We have discussed at length the risks inherent in China’s transformation to a modern economy from one driven by government, while keeping growth on track. Having lost its ability to be the lowest-cost producer of simple products due to dramatic increases in wages, China has no choice but to replace those low-value product sales with higher-end, innovative, and/or complex products.
The United States election added a new worry. President Donald Trump has accused China of unfair trade practices and manipulating its currency. The former is a long-standing irritant and the debate will go on, even as China moves up-market in terms of its exports. The Chinese leadership has positioned itself as pro-free-trade and is leading the effort to promote free trade across Asia. In mid-January, President Xi Jinping became the first Chinese leader to appear at the annual gathering of the World Economic Forum in Davos, and there he delivered a keynote speech that defended global trade and criticized protectionism.
The belief that China managed its currency to promote competitiveness was true in the past, but at present is misguided. Most economists agree that the renminbi is overvalued, having followed the dollar higher. Nonetheless, the potential for economic disruption caused by trade friction must be factored into planning, though we are optimistic that cooler heads will prevail after a period of public posturing and negotiation plays out.
Opportunities in Industrial Transformation
The continuing restructuring of the Chinese economy is a long-term process that the Chinese ideally will manage toward gradual but steady progress.

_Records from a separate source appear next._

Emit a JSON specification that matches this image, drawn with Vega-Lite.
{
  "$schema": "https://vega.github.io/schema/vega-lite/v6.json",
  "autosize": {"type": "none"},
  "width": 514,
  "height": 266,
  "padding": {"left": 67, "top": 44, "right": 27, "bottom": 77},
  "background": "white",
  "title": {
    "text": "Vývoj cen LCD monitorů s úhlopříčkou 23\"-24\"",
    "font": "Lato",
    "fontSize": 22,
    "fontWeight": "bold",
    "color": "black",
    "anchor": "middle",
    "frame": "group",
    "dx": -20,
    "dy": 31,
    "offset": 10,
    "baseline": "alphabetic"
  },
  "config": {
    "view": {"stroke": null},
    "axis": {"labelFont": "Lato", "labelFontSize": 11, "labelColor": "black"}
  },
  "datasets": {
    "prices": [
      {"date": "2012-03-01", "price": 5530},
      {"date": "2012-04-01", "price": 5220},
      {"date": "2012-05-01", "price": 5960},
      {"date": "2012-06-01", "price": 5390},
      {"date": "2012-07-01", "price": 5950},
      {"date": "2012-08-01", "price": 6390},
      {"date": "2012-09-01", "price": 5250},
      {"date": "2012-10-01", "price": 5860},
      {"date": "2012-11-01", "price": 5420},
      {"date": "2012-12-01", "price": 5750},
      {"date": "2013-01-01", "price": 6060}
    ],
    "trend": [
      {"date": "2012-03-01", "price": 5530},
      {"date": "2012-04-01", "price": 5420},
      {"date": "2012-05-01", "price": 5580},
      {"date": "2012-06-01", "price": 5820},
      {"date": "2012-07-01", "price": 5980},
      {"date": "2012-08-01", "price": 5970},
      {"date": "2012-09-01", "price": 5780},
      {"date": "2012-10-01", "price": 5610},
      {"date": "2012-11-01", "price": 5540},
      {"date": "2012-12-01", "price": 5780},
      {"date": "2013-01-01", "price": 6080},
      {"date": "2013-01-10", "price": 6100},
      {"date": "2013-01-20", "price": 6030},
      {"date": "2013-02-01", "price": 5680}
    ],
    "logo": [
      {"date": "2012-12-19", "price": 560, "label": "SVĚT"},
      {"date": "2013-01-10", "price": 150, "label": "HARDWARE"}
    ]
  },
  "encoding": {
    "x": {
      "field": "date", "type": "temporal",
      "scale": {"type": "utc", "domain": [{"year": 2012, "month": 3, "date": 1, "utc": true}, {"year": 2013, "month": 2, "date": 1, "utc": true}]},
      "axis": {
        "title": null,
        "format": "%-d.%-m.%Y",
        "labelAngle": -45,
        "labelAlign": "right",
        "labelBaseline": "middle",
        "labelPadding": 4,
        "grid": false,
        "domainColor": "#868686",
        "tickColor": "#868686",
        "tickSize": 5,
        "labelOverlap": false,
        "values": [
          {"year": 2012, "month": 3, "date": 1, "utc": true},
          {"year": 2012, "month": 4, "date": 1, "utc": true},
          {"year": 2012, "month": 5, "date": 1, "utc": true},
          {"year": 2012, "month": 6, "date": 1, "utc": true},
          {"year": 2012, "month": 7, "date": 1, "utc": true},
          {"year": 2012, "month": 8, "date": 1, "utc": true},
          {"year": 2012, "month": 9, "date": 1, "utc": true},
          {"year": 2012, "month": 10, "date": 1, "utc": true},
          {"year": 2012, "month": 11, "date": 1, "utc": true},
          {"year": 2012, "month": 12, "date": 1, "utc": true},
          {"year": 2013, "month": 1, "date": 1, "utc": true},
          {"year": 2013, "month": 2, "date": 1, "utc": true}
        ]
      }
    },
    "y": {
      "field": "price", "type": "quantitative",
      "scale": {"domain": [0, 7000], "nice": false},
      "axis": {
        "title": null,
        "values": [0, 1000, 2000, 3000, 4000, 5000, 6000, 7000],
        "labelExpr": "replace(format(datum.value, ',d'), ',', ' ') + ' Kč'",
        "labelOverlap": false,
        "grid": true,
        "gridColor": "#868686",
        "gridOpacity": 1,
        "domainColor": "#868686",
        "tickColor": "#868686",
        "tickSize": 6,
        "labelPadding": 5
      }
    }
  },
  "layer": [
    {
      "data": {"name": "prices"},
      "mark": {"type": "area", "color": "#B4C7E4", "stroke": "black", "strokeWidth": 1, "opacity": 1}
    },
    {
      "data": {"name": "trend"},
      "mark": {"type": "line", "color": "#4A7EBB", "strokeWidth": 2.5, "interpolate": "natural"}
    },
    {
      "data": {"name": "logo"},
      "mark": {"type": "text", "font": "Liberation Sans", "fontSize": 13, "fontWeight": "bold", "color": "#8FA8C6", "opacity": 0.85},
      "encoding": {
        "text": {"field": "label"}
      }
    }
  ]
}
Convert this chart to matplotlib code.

The government’s goals will stay firm because they are driven by basic economics: the Chinese economy no longer is viable as a low-wage economy that can produce commodity products. The Chinese recognized that reality a couple of 5-year plans ago and its companies have been trying to move upmarket in their production and export structure.
It is difficult to get fast results from government-led innovation, but government-supported investment in manufacturing technology is more viable and what we see happening. Being a successful manufacturer means that China must produce better outputs and produce them with less labor.
A manufacturing sector with investment driven to overcome one of the fastest wage increases in history should be a call to action for the world’s suppliers of manufacturing equipment, factory and process automation systems, and solutions. Indeed, the market is growing very fast, supplied by both foreign and Chinese companies, each sharing about half of the market today. This market has also changed from the “old days” when Chinese suppliers of equipment, systems, and solutions were not credible and all but the extremely price-sensitive customers bought from foreign suppliers.
In automation, local Chinese suppliers, many of whom began as channel partners representing the United States or European companies, have grown to be serious competitors. In many cases, we have seen a progression from dealer of spare parts to systems integrator with technical skills and industry knowledge to manufacturers with a fully-integrated Chinese channel to market. So, in many cases, competition is intense.
Chinese local competitors are expected to keep increasing their market shares at the expense of foreign companies as the market continues to grow rapidly. So, for the world’s suppliers, a deliberate strategy is needed to focus on the best opportunities:
- Focus on growing end markets. Though there are some signs of recovery, sectors like mining, oil and gas, etc. continue to be depressed. Low-end manufacturing may try to automate before they disappear, but their business is not sustainable. So, one aspect of focus is to look for healthy, growing markets.
- Focus on demanding end markets. Customers in markets with global standards and/or having global ambitions are the best target. World-class solutions will be sought after by Chinese companies producing complex products who want to penetrate global markets. In the past, manufacturers meeting that description were themselves foreign, in global industries like autos. More and more of the market is local Chinese companies, but more are also seeking to compete on level playing fields in global markets.
- Benchmark your value against local competition. The local competition may have less experience and less of a track record, so buying from them to run a factory may mean taking a risk. Sophisticated customers in the Western world won’t accept risk of downtime and they also seek flexibility so that they can manage and update as their needs change. Chinese companies tend to focus much more on getting the job done and they tend to favor simpler over more flexible. In automation, “Set it and forget it” is favored over “Can do anything with the right operator.” Experienced employees are still difficult to find and train, so solutions that need less management are favored. What provides value in other markets might be a disadvantage in China, so it’s important to be both flexible and realistic.
- Align with the right partners. In China’s market, it’s essential to work with well-connected business partners. Since business is based on relationships, the partner who is effective for doing business with government organizations is probably not the best partner for selling to Chinese private companies. The best partner in one geography is probably not the best partner for every geography within China. Also, well-connected partners are not necessarily skilled in the technical aspects. Finding the right partner with the capabilities to drive business without outstanding supplier support may be very difficult.
With a national focus on manufacturing to produce better quality and innovative products, market opportunities will be good for many. At the same time, the local competition is very good and getting better, so the competitive landscape is more intense and complex than it once was.